= Aim =
Extract each line from the entries below that has the string "standalone" in it.
··· Supplied data
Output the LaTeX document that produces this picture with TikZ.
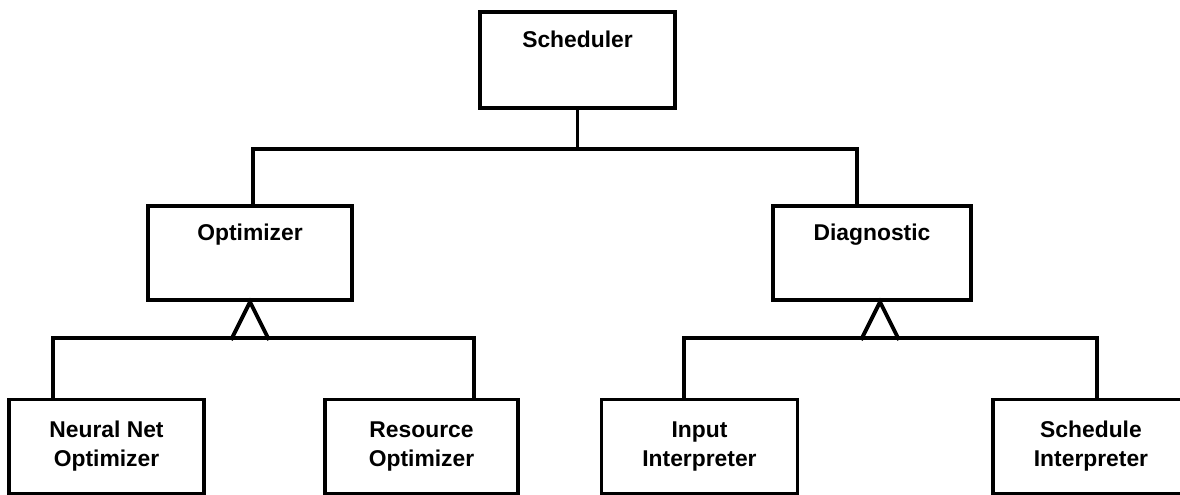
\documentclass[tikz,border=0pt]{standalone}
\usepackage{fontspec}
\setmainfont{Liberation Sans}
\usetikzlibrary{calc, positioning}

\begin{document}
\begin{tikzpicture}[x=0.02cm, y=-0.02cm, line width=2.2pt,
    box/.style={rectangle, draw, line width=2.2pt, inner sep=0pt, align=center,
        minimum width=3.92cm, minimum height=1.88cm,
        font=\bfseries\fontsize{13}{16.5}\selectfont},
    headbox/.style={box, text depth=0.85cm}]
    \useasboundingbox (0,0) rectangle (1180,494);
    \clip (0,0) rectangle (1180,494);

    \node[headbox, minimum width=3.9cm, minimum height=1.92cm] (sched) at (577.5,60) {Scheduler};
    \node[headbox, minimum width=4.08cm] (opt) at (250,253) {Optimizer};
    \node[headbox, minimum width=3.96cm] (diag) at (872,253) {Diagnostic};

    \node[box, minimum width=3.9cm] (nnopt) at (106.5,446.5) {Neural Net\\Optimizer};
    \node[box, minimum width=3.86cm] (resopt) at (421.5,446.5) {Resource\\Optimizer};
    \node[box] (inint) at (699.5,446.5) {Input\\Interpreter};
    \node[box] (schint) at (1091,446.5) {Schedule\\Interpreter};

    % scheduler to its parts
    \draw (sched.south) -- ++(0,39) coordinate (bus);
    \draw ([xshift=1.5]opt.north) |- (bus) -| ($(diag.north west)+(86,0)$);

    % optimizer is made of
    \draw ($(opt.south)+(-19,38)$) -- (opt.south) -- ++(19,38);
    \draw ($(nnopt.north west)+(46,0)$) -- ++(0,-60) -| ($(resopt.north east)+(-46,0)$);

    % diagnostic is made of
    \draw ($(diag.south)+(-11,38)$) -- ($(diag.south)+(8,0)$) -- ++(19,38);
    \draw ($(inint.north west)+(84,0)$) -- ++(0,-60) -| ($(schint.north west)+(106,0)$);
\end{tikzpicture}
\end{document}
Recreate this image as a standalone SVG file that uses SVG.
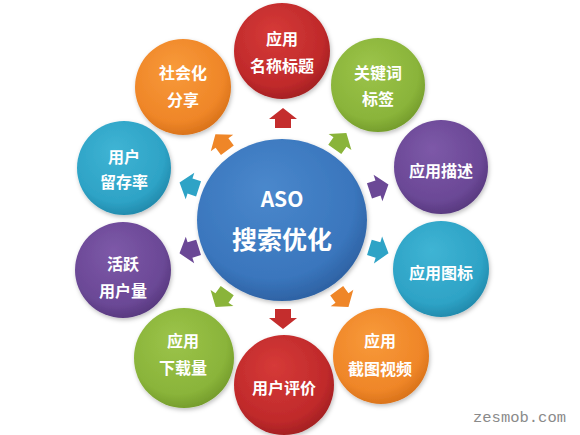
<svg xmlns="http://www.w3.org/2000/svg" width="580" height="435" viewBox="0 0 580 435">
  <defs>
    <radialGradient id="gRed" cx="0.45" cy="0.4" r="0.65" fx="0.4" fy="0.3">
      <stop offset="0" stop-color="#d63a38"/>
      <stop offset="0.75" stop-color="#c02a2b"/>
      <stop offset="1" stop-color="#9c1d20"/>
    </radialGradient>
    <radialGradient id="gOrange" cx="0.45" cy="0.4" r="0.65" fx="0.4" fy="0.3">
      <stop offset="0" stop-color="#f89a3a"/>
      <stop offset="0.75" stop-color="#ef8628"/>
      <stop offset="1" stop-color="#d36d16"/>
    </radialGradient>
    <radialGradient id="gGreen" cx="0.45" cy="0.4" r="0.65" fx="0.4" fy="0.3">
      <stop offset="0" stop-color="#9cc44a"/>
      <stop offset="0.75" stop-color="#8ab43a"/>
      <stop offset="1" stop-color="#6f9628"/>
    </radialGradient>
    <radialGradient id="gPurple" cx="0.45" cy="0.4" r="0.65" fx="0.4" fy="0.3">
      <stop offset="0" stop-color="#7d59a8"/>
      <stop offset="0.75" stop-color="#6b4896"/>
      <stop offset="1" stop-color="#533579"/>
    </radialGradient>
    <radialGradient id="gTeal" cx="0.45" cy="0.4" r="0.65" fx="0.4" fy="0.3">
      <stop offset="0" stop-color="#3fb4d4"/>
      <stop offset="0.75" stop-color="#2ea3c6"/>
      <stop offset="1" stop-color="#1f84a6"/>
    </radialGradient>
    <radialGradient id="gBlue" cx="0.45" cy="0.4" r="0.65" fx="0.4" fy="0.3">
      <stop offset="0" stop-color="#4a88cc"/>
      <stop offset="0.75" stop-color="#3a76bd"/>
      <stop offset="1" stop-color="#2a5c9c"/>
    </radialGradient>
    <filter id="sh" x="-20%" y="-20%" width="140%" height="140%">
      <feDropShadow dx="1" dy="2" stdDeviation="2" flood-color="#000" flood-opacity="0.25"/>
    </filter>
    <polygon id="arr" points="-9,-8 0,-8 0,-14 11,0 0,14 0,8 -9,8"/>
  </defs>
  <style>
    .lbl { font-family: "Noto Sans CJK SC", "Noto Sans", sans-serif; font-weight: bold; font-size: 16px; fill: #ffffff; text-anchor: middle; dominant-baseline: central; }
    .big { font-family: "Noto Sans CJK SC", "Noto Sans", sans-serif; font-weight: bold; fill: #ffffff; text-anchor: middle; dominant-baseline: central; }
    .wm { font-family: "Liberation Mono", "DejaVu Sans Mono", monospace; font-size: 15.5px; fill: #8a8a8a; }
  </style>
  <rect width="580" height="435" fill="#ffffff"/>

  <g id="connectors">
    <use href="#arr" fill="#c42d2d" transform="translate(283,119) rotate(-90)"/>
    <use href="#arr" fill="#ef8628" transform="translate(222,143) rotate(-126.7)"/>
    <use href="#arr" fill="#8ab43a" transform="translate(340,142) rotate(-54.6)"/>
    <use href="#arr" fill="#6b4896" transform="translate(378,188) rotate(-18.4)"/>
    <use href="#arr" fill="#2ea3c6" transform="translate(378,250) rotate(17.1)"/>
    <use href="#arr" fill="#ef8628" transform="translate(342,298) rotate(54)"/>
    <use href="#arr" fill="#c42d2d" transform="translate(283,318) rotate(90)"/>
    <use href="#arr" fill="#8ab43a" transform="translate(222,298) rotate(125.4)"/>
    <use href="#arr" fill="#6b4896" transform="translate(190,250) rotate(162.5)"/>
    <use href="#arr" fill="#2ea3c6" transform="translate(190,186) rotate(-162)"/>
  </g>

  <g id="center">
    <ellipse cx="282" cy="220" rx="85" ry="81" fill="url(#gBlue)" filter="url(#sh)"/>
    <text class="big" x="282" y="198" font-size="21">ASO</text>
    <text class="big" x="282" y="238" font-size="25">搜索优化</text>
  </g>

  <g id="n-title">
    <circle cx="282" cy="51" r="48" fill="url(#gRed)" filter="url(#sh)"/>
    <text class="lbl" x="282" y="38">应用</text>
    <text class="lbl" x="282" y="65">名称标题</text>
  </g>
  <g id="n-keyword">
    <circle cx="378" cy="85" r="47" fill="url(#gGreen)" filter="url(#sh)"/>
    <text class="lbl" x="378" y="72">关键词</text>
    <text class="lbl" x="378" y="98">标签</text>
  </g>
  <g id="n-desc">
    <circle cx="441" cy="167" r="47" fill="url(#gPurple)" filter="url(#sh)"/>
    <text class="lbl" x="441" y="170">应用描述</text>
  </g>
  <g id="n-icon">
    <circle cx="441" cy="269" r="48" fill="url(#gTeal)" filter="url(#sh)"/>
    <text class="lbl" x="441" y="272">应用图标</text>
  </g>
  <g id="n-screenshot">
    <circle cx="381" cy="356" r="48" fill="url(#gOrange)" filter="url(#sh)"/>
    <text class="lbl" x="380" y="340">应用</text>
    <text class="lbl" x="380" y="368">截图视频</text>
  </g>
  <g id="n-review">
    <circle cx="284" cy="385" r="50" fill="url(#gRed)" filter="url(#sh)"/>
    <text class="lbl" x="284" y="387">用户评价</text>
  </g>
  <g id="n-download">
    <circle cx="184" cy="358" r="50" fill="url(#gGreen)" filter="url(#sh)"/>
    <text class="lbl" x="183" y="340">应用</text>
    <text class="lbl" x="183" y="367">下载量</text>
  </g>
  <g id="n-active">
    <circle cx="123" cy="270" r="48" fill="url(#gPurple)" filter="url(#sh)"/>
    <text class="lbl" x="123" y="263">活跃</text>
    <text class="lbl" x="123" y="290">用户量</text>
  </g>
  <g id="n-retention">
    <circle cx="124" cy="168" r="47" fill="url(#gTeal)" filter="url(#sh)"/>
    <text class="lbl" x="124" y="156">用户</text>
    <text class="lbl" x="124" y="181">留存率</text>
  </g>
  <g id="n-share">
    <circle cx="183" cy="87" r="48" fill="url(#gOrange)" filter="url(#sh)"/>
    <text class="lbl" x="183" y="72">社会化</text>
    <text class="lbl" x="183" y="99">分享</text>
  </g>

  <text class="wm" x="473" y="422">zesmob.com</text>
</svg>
······
= Worked answer =
\documentclass[tikz,border=0pt]{standalone}
Recreate this image as a standalone SVG file that uses SVG.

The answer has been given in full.